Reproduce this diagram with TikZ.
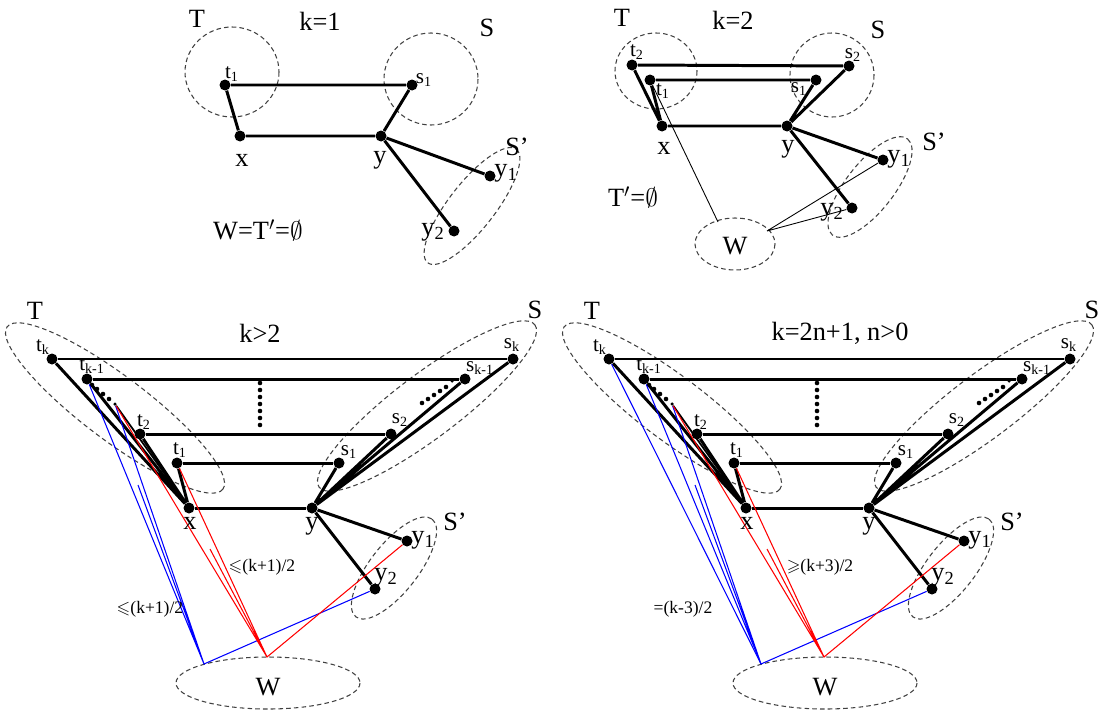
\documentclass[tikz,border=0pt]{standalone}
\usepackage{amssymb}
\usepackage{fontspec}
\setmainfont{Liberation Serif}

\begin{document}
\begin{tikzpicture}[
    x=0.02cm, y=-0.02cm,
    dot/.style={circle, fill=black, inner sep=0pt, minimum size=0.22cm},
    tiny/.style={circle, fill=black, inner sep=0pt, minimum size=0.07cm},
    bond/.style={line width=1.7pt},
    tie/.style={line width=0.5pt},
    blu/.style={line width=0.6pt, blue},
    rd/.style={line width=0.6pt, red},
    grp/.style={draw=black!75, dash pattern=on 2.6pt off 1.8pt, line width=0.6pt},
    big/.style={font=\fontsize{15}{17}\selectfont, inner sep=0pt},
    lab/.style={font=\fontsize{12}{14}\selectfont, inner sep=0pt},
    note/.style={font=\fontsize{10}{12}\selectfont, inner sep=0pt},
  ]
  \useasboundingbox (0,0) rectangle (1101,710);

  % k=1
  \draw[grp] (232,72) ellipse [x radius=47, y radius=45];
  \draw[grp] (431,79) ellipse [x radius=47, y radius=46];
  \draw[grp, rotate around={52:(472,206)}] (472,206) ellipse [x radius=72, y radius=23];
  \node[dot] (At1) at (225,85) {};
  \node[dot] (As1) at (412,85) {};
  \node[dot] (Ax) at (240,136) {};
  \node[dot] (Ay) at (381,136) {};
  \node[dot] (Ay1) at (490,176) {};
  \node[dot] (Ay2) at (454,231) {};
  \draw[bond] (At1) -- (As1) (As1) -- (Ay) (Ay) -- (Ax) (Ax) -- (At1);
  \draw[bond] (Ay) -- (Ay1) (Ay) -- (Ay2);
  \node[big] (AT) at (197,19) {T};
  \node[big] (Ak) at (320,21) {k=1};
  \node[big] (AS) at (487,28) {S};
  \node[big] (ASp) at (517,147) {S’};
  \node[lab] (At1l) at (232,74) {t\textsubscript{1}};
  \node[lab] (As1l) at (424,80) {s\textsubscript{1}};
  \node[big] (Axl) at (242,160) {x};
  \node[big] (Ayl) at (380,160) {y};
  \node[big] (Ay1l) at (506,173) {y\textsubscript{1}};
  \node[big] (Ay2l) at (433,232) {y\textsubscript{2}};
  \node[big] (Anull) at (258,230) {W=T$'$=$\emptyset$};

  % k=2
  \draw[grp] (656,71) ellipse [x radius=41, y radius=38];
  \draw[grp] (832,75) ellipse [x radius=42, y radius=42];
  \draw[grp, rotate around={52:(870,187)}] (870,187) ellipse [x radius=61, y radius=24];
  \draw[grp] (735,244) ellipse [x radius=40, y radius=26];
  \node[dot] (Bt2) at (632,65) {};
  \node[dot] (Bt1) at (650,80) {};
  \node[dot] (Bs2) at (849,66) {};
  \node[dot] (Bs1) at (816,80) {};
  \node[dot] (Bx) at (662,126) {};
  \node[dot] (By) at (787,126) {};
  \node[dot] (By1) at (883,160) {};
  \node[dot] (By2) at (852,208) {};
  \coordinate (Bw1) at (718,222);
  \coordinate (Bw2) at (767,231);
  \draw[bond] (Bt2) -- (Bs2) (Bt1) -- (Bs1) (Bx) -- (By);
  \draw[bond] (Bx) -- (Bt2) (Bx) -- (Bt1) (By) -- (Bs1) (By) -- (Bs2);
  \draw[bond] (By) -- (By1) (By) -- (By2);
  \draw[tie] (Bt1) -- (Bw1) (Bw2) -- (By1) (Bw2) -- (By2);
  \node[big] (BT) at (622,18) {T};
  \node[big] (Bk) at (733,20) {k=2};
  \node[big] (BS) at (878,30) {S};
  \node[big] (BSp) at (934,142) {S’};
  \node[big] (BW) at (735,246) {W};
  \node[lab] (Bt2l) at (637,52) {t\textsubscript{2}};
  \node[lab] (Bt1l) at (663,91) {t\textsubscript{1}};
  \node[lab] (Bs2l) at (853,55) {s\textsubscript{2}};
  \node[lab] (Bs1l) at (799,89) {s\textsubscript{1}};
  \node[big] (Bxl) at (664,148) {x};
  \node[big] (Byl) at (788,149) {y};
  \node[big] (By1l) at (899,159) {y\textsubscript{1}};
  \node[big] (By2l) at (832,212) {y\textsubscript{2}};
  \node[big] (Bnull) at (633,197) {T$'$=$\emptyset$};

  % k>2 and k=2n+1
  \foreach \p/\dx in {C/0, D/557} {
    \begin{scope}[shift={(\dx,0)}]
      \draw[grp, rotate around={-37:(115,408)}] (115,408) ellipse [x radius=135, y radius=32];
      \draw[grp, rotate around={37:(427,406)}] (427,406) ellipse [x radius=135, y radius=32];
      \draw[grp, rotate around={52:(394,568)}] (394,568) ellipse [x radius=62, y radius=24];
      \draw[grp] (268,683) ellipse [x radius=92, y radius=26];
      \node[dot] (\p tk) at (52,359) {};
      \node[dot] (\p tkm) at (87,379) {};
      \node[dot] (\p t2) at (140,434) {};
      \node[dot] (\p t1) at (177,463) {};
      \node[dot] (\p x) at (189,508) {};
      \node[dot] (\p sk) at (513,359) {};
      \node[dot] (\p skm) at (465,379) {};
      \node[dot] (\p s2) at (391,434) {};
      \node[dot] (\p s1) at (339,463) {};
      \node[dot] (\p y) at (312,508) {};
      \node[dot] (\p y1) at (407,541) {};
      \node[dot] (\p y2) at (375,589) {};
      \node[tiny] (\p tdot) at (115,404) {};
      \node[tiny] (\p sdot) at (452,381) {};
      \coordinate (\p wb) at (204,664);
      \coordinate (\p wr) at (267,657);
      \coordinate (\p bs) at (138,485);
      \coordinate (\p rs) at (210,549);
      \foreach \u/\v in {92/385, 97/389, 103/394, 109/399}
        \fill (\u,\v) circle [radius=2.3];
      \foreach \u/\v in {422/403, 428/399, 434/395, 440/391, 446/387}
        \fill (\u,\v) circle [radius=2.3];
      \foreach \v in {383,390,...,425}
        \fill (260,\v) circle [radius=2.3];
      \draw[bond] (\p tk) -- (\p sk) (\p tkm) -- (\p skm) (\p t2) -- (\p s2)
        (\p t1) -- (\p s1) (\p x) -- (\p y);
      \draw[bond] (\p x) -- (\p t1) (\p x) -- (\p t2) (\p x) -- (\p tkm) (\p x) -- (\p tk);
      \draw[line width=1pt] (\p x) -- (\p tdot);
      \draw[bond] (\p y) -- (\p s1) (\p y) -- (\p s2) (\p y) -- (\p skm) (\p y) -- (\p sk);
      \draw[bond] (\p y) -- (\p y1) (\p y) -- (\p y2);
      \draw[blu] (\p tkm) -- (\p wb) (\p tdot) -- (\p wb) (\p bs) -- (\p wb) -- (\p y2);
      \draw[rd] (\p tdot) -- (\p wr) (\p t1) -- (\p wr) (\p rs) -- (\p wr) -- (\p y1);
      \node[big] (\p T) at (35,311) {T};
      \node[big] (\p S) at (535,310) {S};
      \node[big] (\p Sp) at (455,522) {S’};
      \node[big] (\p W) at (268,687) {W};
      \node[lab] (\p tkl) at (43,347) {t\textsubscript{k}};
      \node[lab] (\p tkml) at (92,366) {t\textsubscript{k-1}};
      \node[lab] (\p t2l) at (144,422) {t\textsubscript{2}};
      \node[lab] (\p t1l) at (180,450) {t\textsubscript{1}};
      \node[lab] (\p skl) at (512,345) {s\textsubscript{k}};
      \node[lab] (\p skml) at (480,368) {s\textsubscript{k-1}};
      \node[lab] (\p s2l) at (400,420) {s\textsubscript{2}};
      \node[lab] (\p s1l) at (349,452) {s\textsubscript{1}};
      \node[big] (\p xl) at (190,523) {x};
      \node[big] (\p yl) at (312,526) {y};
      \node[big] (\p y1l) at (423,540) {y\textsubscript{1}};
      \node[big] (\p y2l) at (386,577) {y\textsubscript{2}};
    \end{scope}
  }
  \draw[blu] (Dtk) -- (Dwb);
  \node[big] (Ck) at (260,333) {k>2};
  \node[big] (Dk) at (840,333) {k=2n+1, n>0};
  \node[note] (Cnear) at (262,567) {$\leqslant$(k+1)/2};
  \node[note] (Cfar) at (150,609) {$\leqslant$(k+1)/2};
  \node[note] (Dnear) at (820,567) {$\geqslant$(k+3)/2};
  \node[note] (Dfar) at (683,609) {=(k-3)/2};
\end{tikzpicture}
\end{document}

□ □ □

#### Short problem:
Your task is to return the lines above, from the first one up to and including the line containing "(0,0) rectangle (1101,710);", minus any pictures.

#### Correct output:
Reproduce this diagram with TikZ.
\documentclass[tikz,border=0pt]{standalone}
\usepackage{amssymb}
\usepackage{fontspec}
\setmainfont{Liberation Serif}

\begin{document}
\begin{tikzpicture}[
    x=0.02cm, y=-0.02cm,
    dot/.style={circle, fill=black, inner sep=0pt, minimum size=0.22cm},
    tiny/.style={circle, fill=black, inner sep=0pt, minimum size=0.07cm},
    bond/.style={line width=1.7pt},
    tie/.style={line width=0.5pt},
    blu/.style={line width=0.6pt, blue},
    rd/.style={line width=0.6pt, red},
    grp/.style={draw=black!75, dash pattern=on 2.6pt off 1.8pt, line width=0.6pt},
    big/.style={font=\fontsize{15}{17}\selectfont, inner sep=0pt},
    lab/.style={font=\fontsize{12}{14}\selectfont, inner sep=0pt},
    note/.style={font=\fontsize{10}{12}\selectfont, inner sep=0pt},
  ]
  \useasboundingbox (0,0) rectangle (1101,710);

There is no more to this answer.